Etiket: cinsel sorunlar

  • Cinsel Arzuyu Sabote Eden Şeyler

    Cinsel Arzuyu Sabote Eden Şeyler

    Çevrenin etkisi

    Eşler arası ilişkide ortaya çıkan ve cinsellik açısından tahrip gücü yüksek bazı duygular var. Bu duyguların analizine geçmeden önce cinsel sorunların oluşumunda çevre ve etkileşimin rolüne kısaca değinelim.

    Bireyin en yakınlarından şu veya bu düzeyde etkileşimde bulunduğu tüm insanlar, kültürel ve sosyal doku hatta ekolojik yapı bu çevrenin unsurlarıdır.

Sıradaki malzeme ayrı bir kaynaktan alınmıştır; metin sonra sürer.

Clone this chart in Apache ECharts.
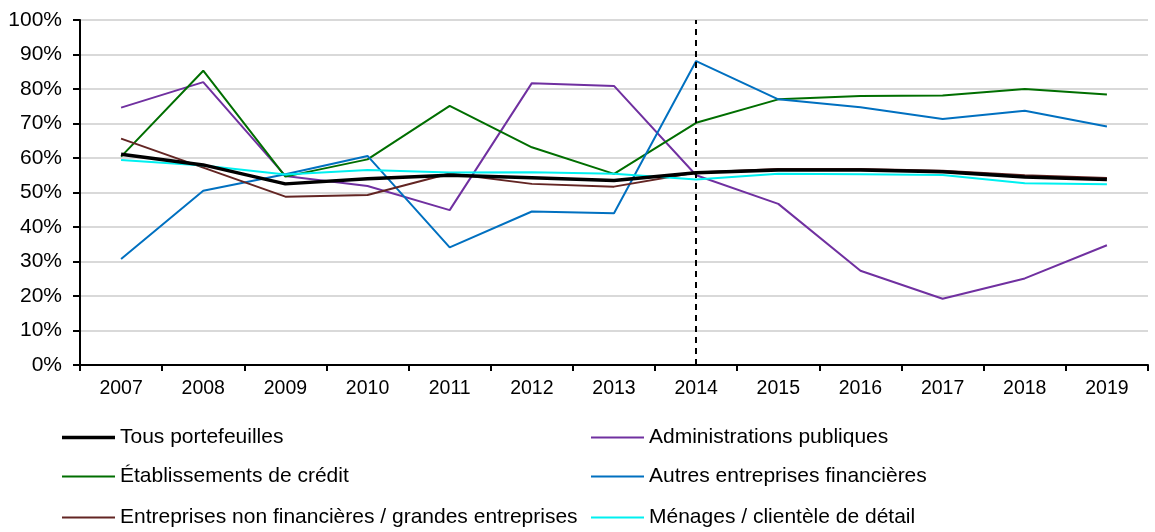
<!DOCTYPE html>
<html lang="fr">
<head>
<meta charset="UTF-8">
<title>Portefeuilles</title>
<script src="https://cdn.jsdelivr.net/npm/echarts@6/dist/echarts.min.js"></script>
<style>
  html, body { margin: 0; padding: 0; background: #fff; }
  #main { width: 1155px; height: 532px; }
</style>
</head>
<body>
<div id="main"></div>
<script>
var years = ['2007','2008','2009','2010','2011','2012','2013','2014','2015','2016','2017','2018','2019'];
var yTicks = [0, 10, 20, 30, 40, 50, 60, 70, 80, 90, 100];

var tous      = [61.1, 58.0, 52.5, 54.0, 55.0, 54.3, 53.5, 55.7, 56.5, 56.5, 56.0, 54.5, 53.8];
var admin     = [74.6, 82.0, 54.8, 51.9, 44.9, 81.7, 80.9, 55.0, 46.7, 27.3, 19.2, 25.1, 34.7];
var credit    = [60.4, 85.3, 54.6, 59.6, 75.1, 63.1, 55.4, 70.2, 77.0, 78.0, 78.1, 80.0, 78.4];
var autres    = [30.7, 50.5, 55.3, 60.6, 34.1, 44.5, 44.0, 88.1, 77.0, 74.7, 71.3, 73.7, 69.1];
var entrep    = [65.6, 57.2, 48.8, 49.3, 55.5, 52.5, 51.7, 55.8, 56.8, 56.8, 56.3, 55.0, 54.2];
var menages   = [59.4, 57.8, 55.2, 56.5, 55.8, 55.9, 55.4, 53.8, 55.4, 55.3, 55.1, 52.7, 52.4];

var font = 'Liberation Sans, Arial, sans-serif';

function line(name, data, color, width) {
    return {
        name: name,
        type: 'line',
        data: data,
        symbol: 'none',
        lineStyle: {color: color, width: width},
        itemStyle: {color: color},
        emphasis: {disabled: true}
    };
}

var series = [
    line('Tous portefeuilles', tous, '#000000', 3.5),
    line('Administrations publiques', admin, '#7030A0', 2),
    line('Établissements de crédit', credit, '#006E00', 2),
    line('Autres entreprises financières', autres, '#0070C0', 2),
    line('Entreprises non financières / grandes entreprises', entrep, '#632523', 2),
    line('Ménages / clientèle de détail', menages, '#00F0F0', 2)
];
series[0].z = 5;
series[1].markLine = {
    silent: true,
    symbol: 'none',
    label: {show: false},
    lineStyle: {color: '#000', type: [6, 5], width: 2},
    data: [{xAxis: '2014'}]
};

// one legend per entry: two columns, three rows
var legendPos = [
    [62, 427], [591, 427],
    [62, 466], [591, 466],
    [62, 507], [591, 507]
];
var legends = series.map(function (s, k) {
    return {
        left: legendPos[k][0],
        top: legendPos[k][1],
        padding: 0,
        data: [s.name],
        icon: 'rect',
        itemWidth: 53,
        itemHeight: s.lineStyle.width,
        itemGap: 0,
        selectedMode: false,
        textStyle: {fontFamily: font, fontSize: 21, color: '#000'}
    };
});

var option = {
    animation: false,
    grid: {left: 80, right: 7, top: 20, bottom: 167},
    legend: legends,
    xAxis: {
        type: 'category',
        data: years,
        boundaryGap: true,
        axisLine: {lineStyle: {color: '#000', width: 2}},
        axisTick: {show: true, length: 6, lineStyle: {color: '#000', width: 2}},
        axisLabel: {color: '#000', fontFamily: font, fontSize: 19.5, margin: 14}
    },
    yAxis: {
        type: 'value',
        min: yTicks[0],
        max: yTicks[yTicks.length - 1],
        interval: 10,
        axisLine: {show: true, lineStyle: {color: '#000', width: 2}},
        axisTick: {show: true, length: 7, lineStyle: {color: '#000', width: 2}},
        axisLabel: {color: '#000', fontFamily: font, fontSize: 21, margin: 18, formatter: '{value}%'},
        splitLine: {lineStyle: {color: '#D9D9D9', width: 2}}
    },
    series: series
};

var myChart = echarts.init(document.getElementById('main'));
myChart.setOption(option);
</script>
</body>
</html>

    Cinsel sorunlar da diğer psikolojik sorunlar gibi kişinin kendi içinde ürettiği ve kendi başına yaşadığı sorunlar olmaktan çok çevre ile etkileşim içinde oluşan ve yaşanan sorunlardır. Cinsel sorunlarda çevre faktörünün ve etkileşimin önemini vurguladıktan sonra asıl konumuz olan eşler arası sorunlara dönebiliriz.

    Bir çift düşünelim; erkek ya da kadında şu veya bu düzeyde herhangi bir cinsel sorun olsun. Bu cinsel sorun yalnızca sorunlu eşle görüşülerek anlaşılabilir ya da tedavi edilebilir mi? Elbette hayır.

    Sorun her ne kadar yalnızca bir eşe aitmiş gibi görünse de aslında eşler arası etkileşim içinde ortaya çıkmakta ve yaşanmaktadır. Dolayısıyla sorunun anlaşılması ve çözümlenmesi için eşlerle birlikte görüşülmesi ve eşler arası etkileşimin doğasının ortaya konması gerekir.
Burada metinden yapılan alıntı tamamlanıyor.